Nichiren Buddhism is a branch of Buddhism based on the teachings of the 13th century Buddhist monk named Nichiren.

In his priestly studies, Nichiren discovered that the highest teachings of the Buddha Sakyamuni (563?-483?BC) were to be found in the Lotus Sutra[?]. The mantra he expounded, "Namu Myoho Renge Kyo," expresses his devotion to that body of teachings, and is chanted by his followers to this day.

In his life he stridently believed that the contemporary teachings of Buddhism taught by other sects (like Zen) were mistaken in their interpretations of the correct path to enlightenment and therefore refuted them publicly and vociferously. In doing so, he provoked the ire of the ruling Japanese feudal lords, and was subjected to exiles and persecutions for his propagation efforts.

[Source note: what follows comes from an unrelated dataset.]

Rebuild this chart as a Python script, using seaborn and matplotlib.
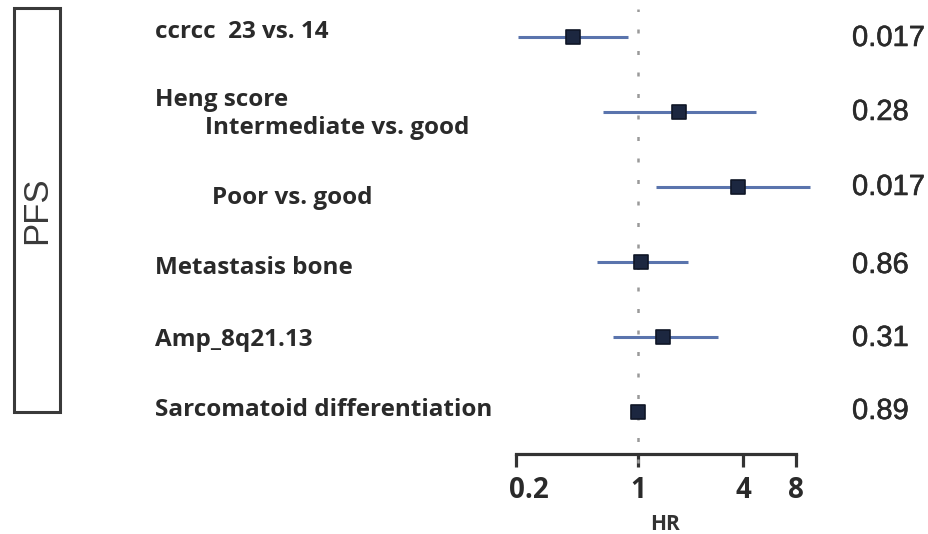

His personal communications and writings to his followers (called "Honorable Writings," or "Gosho") detail his view of the correct form of practice for the "Latter Day of the Law" (mappo), and many are preserved to this day.

In marked contrast to other Buddhist schools, Nichiren Buddhists believe that personal enlightenment can be reached in a single lifetime. Central to their practice of "Daimoku" is the repeated recitation of the phrase, "Namu Myoho Renge Kyo", often transliterated as "Nam Myoho Renge Kyo."